STATED GOAL:
Images are excluded; otherwise, output every record exactly.

DATASET:
* * * * * * *

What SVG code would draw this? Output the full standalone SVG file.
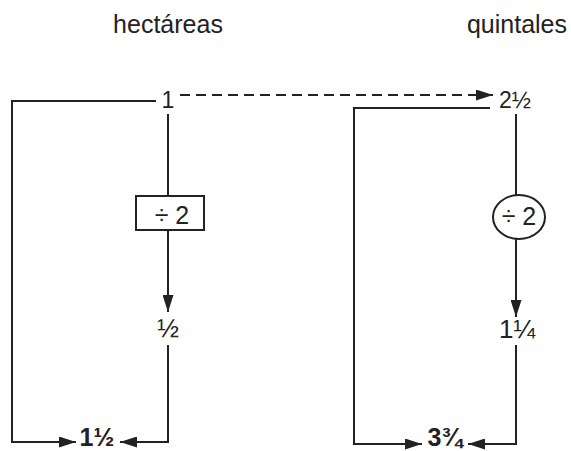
<svg xmlns="http://www.w3.org/2000/svg" width="571" height="451" viewBox="0 0 571 451">
<style>
.t{font-family:"Liberation Sans",Arial,sans-serif;fill:#222;text-anchor:middle}
.h{font-size:25px}
.n{font-size:23px}
.d{font-size:25px}
.f{font-size:26px}
.b{font-size:25px;font-weight:bold}
.ln{fill:none;stroke:#222;stroke-width:2}
.sh{fill:#fff;stroke:#222;stroke-width:2}
</style>
<defs>
<marker id="ah" viewBox="0 0 17 11" refX="17" refY="5.5" markerWidth="17" markerHeight="11" orient="auto" markerUnits="userSpaceOnUse">
<path d="M0,0 L17,5.5 L0,11 z" fill="#222"/>
</marker>
</defs>
<rect width="571" height="451" fill="#fff"/>
<g id="headers">
<text class="t h" x="168" y="33">hectáreas</text>
<text class="t h" x="517" y="33">quintales</text>
</g>
<g id="connectors">
<path class="ln" d="M156,101 H12 V442 H76" marker-end="url(#ah)"/>
<path class="ln" d="M168,114 V196"/>
<path class="ln" d="M168,230 V312" marker-end="url(#ah)"/>
<path class="ln" d="M168,345 V442 H120" marker-end="url(#ah)"/>
<path class="ln" d="M180,95 H493" stroke-dasharray="10,6" marker-end="url(#ah)"/>
<path class="ln" d="M490,108 H354 V444 H422" marker-end="url(#ah)"/>
<path class="ln" d="M516,114 V195"/>
<path class="ln" d="M516,239 V317" marker-end="url(#ah)"/>
<path class="ln" d="M516,345 V444 H468" marker-end="url(#ah)"/>
</g>
<g id="n-1"><text class="t n" x="168" y="108">1</text></g>
<g id="n-div-left"><rect class="sh" x="136" y="196" width="68" height="34"/><text class="t d" x="172" y="224">÷ 2</text></g>
<g id="n-half"><text class="t f" x="168" y="337">½</text></g>
<g id="n-1half"><text class="t b" x="97" y="446">1½</text></g>
<g id="n-2half"><text class="t n" x="515" y="108">2½</text></g>
<g id="n-div-right"><ellipse class="sh" cx="519" cy="217" rx="26" ry="22"/><text class="t d" x="519" y="225">÷ 2</text></g>
<g id="n-1quarter"><text class="t f" x="517" y="338">1¼</text></g>
<g id="n-3quarter"><text class="t b" x="445" y="446">3¾</text></g>
</svg>
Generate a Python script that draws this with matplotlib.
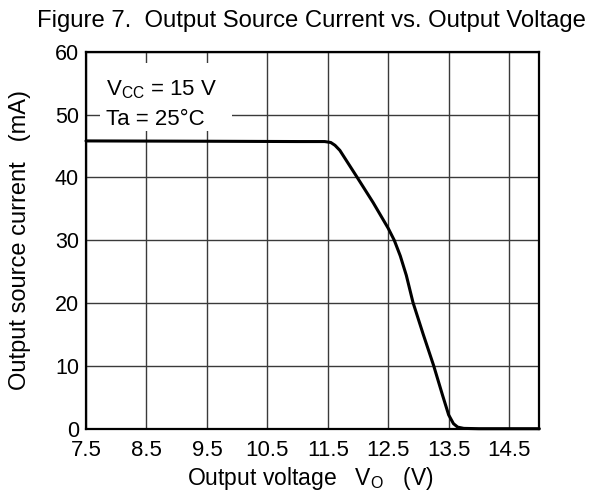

* * * * * * *

SOLUTION TO THE EXERCISE:
What SVG code would draw this? Output the full standalone SVG file.
<svg xmlns="http://www.w3.org/2000/svg" width="571" height="451" viewBox="0 0 571 451">
<style>
.t{font-family:"Liberation Sans",Arial,sans-serif;fill:#222;text-anchor:middle}
.h{font-size:25px}
.n{font-size:23px}
.d{font-size:25px}
.f{font-size:26px}
.b{font-size:25px;font-weight:bold}
.ln{fill:none;stroke:#222;stroke-width:2}
.sh{fill:#fff;stroke:#222;stroke-width:2}
</style>
<defs>
<marker id="ah" viewBox="0 0 17 11" refX="17" refY="5.5" markerWidth="17" markerHeight="11" orient="auto" markerUnits="userSpaceOnUse">
<path d="M0,0 L17,5.5 L0,11 z" fill="#222"/>
</marker>
</defs>
<rect width="571" height="451" fill="#fff"/>
<g id="headers">
<text class="t h" x="168" y="33">hectáreas</text>
<text class="t h" x="517" y="33">quintales</text>
</g>
<g id="connectors">
<path class="ln" d="M156,101 H12 V442 H76" marker-end="url(#ah)"/>
<path class="ln" d="M168,114 V196"/>
<path class="ln" d="M168,230 V312" marker-end="url(#ah)"/>
<path class="ln" d="M168,345 V442 H120" marker-end="url(#ah)"/>
<path class="ln" d="M180,95 H493" stroke-dasharray="10,6" marker-end="url(#ah)"/>
<path class="ln" d="M490,108 H354 V444 H422" marker-end="url(#ah)"/>
<path class="ln" d="M516,114 V195"/>
<path class="ln" d="M516,239 V317" marker-end="url(#ah)"/>
<path class="ln" d="M516,345 V444 H468" marker-end="url(#ah)"/>
</g>
<g id="n-1"><text class="t n" x="168" y="108">1</text></g>
<g id="n-div-left"><rect class="sh" x="136" y="196" width="68" height="34"/><text class="t d" x="172" y="224">÷ 2</text></g>
<g id="n-half"><text class="t f" x="168" y="337">½</text></g>
<g id="n-1half"><text class="t b" x="97" y="446">1½</text></g>
<g id="n-2half"><text class="t n" x="515" y="108">2½</text></g>
<g id="n-div-right"><ellipse class="sh" cx="519" cy="217" rx="26" ry="22"/><text class="t d" x="519" y="225">÷ 2</text></g>
<g id="n-1quarter"><text class="t f" x="517" y="338">1¼</text></g>
<g id="n-3quarter"><text class="t b" x="445" y="446">3¾</text></g>
</svg>
Generate a Python script that draws this with matplotlib.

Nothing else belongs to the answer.